▸ **OBJECTIVE**:
Search the data for the string "this" and extract every line where it appears.

[Start of RECORD EXCERPTS]

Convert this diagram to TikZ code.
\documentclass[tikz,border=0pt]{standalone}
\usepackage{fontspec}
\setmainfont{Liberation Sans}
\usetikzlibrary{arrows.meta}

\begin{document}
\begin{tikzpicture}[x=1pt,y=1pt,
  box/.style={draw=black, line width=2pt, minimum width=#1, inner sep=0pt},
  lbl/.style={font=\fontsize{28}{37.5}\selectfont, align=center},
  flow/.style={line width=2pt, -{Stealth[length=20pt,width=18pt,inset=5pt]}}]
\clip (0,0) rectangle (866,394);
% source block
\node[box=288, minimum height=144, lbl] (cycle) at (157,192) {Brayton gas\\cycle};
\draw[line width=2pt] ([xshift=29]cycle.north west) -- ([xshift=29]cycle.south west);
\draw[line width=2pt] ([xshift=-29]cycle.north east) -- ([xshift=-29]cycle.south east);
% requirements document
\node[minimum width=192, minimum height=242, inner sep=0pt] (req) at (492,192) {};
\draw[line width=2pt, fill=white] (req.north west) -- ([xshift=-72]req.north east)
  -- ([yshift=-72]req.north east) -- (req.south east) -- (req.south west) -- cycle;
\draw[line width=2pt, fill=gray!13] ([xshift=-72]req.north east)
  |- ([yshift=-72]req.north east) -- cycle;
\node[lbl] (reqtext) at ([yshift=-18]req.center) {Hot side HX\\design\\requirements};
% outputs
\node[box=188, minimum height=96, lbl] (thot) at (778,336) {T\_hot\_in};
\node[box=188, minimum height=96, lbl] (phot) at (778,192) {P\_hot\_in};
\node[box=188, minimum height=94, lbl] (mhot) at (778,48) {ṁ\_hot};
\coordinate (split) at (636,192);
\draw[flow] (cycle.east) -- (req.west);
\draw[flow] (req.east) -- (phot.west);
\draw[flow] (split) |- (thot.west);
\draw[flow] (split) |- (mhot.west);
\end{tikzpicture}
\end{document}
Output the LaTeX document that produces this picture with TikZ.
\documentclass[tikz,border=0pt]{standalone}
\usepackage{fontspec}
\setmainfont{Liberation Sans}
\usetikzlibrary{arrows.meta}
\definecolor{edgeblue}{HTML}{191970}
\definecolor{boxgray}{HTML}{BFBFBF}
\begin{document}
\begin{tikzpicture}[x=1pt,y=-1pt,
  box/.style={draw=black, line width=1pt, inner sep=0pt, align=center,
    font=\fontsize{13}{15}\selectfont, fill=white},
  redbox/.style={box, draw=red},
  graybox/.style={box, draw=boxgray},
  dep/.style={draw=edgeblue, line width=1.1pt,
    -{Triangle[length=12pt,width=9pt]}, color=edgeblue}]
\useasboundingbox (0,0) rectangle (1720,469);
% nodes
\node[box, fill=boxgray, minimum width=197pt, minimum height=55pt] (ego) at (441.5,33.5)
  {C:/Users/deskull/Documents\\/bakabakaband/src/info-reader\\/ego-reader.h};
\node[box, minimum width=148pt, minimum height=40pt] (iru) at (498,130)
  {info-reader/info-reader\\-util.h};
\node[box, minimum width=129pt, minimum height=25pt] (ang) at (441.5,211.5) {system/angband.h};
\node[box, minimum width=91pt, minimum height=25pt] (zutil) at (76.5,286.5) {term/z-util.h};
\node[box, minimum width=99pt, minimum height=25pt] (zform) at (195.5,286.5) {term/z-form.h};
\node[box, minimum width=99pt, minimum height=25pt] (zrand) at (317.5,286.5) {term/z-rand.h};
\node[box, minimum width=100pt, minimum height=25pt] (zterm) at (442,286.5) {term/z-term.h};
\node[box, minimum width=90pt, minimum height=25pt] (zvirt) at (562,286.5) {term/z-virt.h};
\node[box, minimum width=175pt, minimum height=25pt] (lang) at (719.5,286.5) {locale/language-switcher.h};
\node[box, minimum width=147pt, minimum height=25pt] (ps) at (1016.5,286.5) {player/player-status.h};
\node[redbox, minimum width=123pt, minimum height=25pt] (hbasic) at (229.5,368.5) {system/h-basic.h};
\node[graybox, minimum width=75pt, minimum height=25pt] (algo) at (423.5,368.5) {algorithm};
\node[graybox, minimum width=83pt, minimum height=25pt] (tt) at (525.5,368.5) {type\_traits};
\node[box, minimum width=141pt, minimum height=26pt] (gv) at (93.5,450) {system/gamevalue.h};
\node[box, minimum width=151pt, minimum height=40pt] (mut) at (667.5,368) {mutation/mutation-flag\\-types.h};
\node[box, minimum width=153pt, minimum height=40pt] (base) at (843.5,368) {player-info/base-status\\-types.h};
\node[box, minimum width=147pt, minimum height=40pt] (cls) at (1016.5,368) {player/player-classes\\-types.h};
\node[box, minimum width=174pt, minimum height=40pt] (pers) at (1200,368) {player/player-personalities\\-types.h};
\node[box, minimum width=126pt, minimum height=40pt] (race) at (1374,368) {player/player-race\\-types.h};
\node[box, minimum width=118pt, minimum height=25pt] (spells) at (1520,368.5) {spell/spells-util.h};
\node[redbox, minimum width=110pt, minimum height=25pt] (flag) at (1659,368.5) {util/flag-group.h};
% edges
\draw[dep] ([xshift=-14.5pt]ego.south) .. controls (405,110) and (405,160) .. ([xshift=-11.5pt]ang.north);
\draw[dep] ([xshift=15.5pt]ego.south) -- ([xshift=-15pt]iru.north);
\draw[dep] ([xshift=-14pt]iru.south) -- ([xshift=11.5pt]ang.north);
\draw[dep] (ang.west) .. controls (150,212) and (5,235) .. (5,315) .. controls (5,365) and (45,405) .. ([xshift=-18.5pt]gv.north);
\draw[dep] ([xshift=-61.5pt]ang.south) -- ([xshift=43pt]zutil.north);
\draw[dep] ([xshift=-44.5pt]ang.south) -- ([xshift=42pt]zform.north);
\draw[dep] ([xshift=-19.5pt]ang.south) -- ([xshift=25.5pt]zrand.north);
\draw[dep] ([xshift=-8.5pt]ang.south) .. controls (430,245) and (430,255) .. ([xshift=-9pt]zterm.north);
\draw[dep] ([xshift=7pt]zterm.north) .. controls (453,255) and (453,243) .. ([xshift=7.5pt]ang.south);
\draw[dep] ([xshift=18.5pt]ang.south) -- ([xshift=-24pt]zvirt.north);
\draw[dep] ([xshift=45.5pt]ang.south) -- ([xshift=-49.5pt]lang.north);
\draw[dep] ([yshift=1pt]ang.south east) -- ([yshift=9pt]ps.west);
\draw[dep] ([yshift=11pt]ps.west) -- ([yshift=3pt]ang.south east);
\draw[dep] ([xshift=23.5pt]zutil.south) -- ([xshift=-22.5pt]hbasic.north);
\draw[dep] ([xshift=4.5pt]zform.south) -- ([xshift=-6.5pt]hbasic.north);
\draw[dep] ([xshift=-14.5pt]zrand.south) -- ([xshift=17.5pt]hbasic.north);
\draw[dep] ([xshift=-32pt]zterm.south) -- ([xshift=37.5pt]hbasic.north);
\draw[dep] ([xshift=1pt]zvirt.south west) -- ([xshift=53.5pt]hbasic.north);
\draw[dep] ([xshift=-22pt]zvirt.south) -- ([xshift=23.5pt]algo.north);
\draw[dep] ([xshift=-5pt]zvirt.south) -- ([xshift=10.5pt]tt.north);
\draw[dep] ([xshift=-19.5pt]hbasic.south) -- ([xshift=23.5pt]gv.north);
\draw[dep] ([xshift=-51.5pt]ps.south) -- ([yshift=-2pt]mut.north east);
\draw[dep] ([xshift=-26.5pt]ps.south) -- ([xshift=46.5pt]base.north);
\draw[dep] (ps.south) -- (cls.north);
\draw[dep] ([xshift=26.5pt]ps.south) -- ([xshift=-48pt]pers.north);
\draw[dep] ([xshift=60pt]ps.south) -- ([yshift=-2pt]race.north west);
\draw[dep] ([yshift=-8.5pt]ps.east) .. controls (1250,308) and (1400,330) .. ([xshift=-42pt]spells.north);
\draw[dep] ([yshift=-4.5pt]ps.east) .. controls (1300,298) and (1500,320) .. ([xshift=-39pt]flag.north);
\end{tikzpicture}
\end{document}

[End of RECORD EXCERPTS]

▸ **THE REPLY**:
Convert this diagram to TikZ code.
Output the LaTeX document that produces this picture with TikZ.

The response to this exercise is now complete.